A leading United Nations expert has said antisemitism is “toxic to democracy” as he reported his findings on the rise in Jew-hate to the General Assembly.
Ahmed Shaheed, UN’s Special Rapporteur on Freedom of Religion or Belief, noted that antisemitism was rising on both the left and right.
“I am alarmed by the growing use of antisemitic tropes by white supremacists, including neo-Nazis and members of radical Islamist groups, in slogans, images, stereotypes and conspiracy theories to incite and justify hostility, discrimination and violence against Jews,” he told the assembly.
“I am also concerned about the increasing expressions of antisemitism emanating from sources in the political left and about discriminatory State practices towards Jews.”
Mr Shaheed also said that education was a “key factor in addressing issues and preventing future incidences of hate.”
Speaking at a UN Education panel discussion, Mr Shaheed said a global coalition was needed to speak out against anti-Semitism, and education is a vital tool to achieve this end.
Speaking to the UN in a separate interview, Mr Shaheed called antisemitism the “canary in the coalmine of global hatred”.
Mr Shaheed’s report noted “numerous reports of an increase in many countries of what is sometimes called ‘left-wing’ antisemitism, in which individuals claiming to hold anti-racist and anti-imperialist views employ antisemitic narratives or tropes in the course of expressing anger at the policies or practices of the Government of Israel.

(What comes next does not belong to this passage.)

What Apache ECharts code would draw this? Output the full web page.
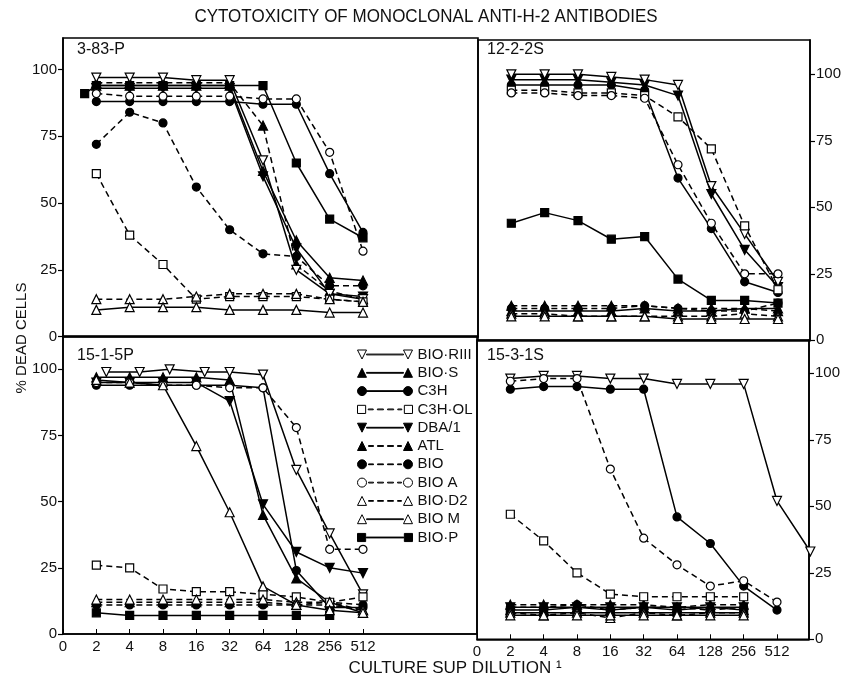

“In some cases, individuals expressing such views have engaged in Holocaust denial; in others, they have conflated Zionism, the self-determination movement of the Jewish people, with racism, claimed that Israel does not have a right to exist and accused those expressing concern about antisemitism of acting in bad faith.”
Addressing antisemitism in the UK, his report added “monitors, academics and researchers” had also “expressed alarm about what appears to be an increasing use of antisemitic tropes by prominent political figures, along with the politicization of those incidents, which only serves to inflame tensions.
“In the United Kingdom of Great Britain and Northern Ireland, the Equality and Human Rights Commission launched in 2019 an investigation into allegations of antisemitism within the Labour Party.”
The report also called the activities of the BDS movement “fundamentally antisemitic”, saying “it is never acceptable to render Jews as proxies for the Government of Israel.”
The report follows comments by the UN Secretary General António Guterres, who said “attempts to delegitimise the right of Israel to exist, including calls for its destruction”, were “a contemporary manifestation of antisemitism.”